E esta é uma razão para qual os governos
deveriam ser mínimos e a maioria das estatais deveriam ser privatizadas. Quem já trabalhou com a Petrobras sabe que
ela têm, infelizmente, várias outras atividades além de extrair e refinar
petróleo, sendo que uma notória é a publicação de normas de engenharia,
construção, etc. Algumas delas são até
boas e úteis, mas conheço pessoas dentro da Petrobras que já me falaram que até
os funcionários procuram burlar algumas normas mas tem medo de fazer isso e
tentam empurrar a responsabilidade da rebeldia para outros. O curioso é que já presenciei empresas
privadas adotarem informalmente as normas Petrobras em suas atividades. Por mais útil que isso possa ser em devidas
oportunidades é um risco de incentivar uma desnecessária burocracia.

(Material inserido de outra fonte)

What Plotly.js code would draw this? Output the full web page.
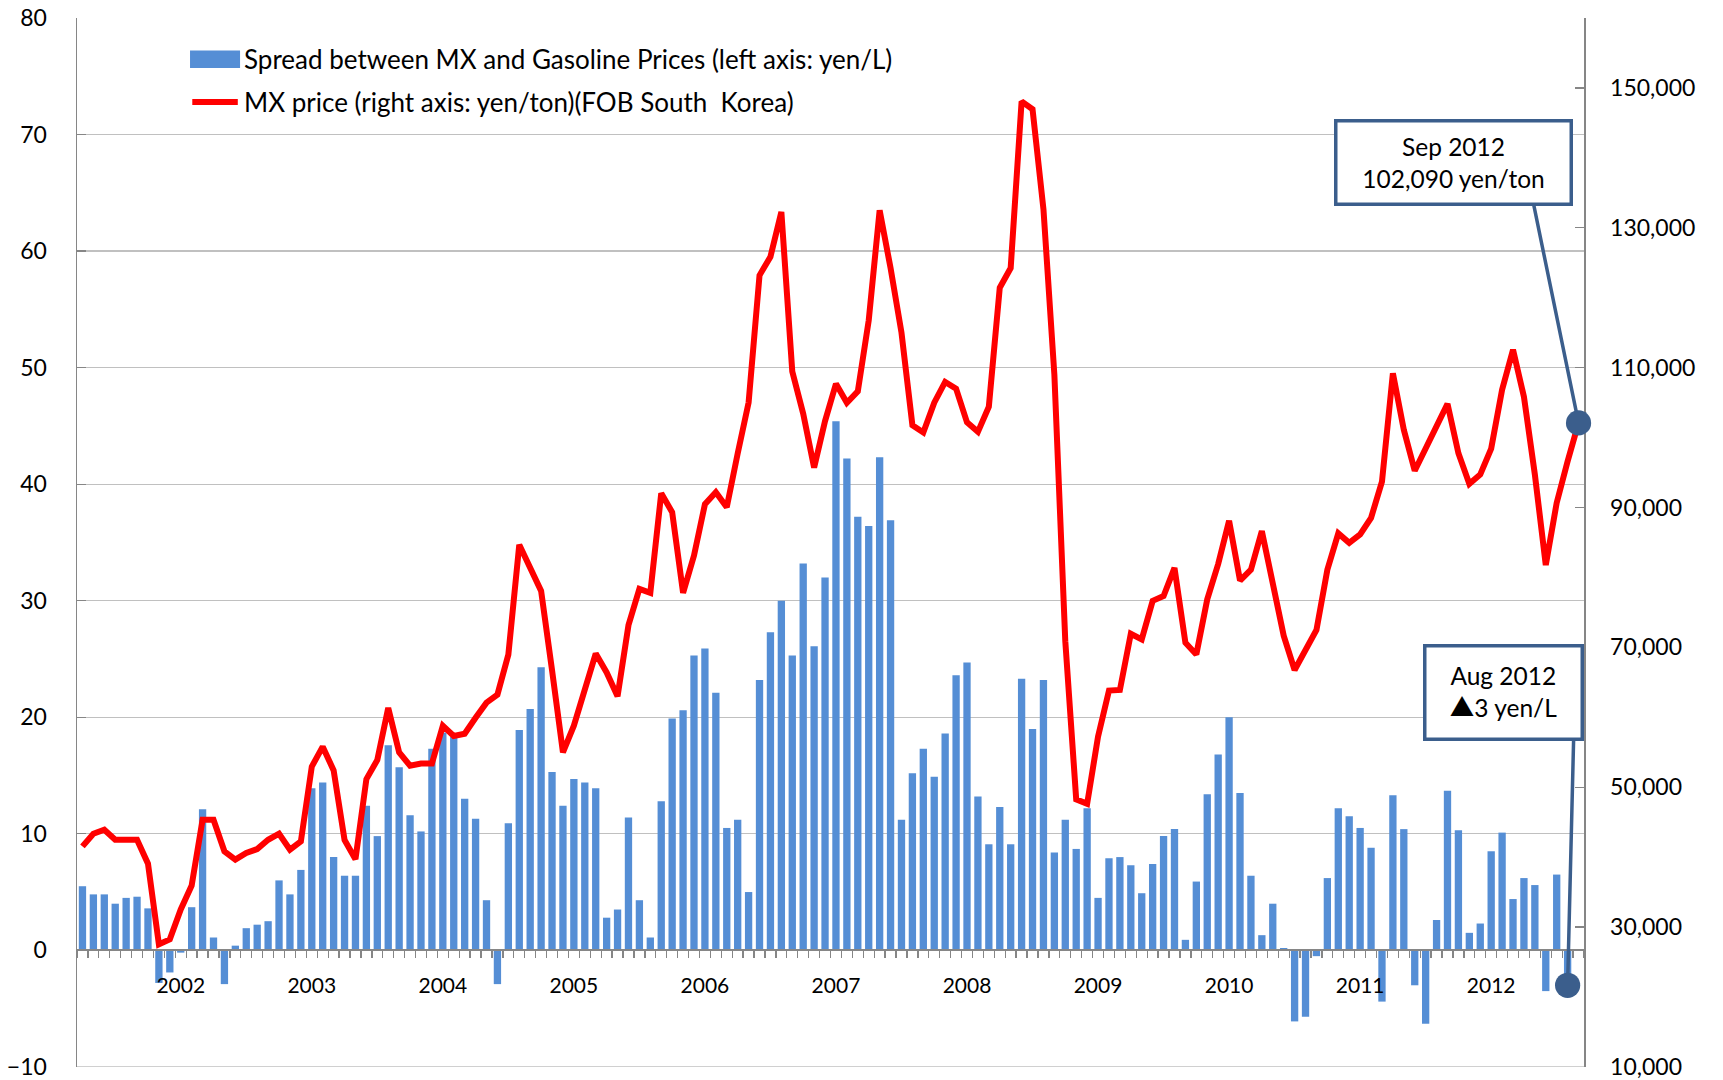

Governos devem ser enxutos pois justamente carecem
do incentivo de serem “simplificados”, se a burocracia afetar o desempenho do
governo (déficit primário), há sempre a opção de aumentar os impostos ou criar
moeda gerando inflação. A estabilidade
do emprego de funcionários públicos, apesar de ter sido elaborada por boas
intenções, dificulta uma reestruturação da burocracia oficial e incentiva
muitos destes a não procurarem melhorar os serviços prestados. É claro que existem exemplos onde o governo
melhorou e muito os seus procedimentos, mas no geral o Brasil tem muito o que
caminhar. É difícil explicar a um
estrangeiro o que é um despachante e que um cartório pode ser um negócio
lucrativo.
Nós as baratas sofremos com este cotidiano de
dificuldades criadas, muitas vezes sem se saber o porquê delas simplesmente
existirem. Mas é bom reconhecer que
quase todos temos uma propensão a criar dificuldades e temos de ser incentivados
a agir de maneira contrária. Qualquer
sociedade que incentivar em demasia seus membros a se tornarem criadores de
procedimentos é uma sociedade que taxará estes com perda de de produtividade e
tempo, sem contar a drenagem de bons profissionais que podem ficar tentados a
deixar empregos produtivos por uma burocracia lucrativa.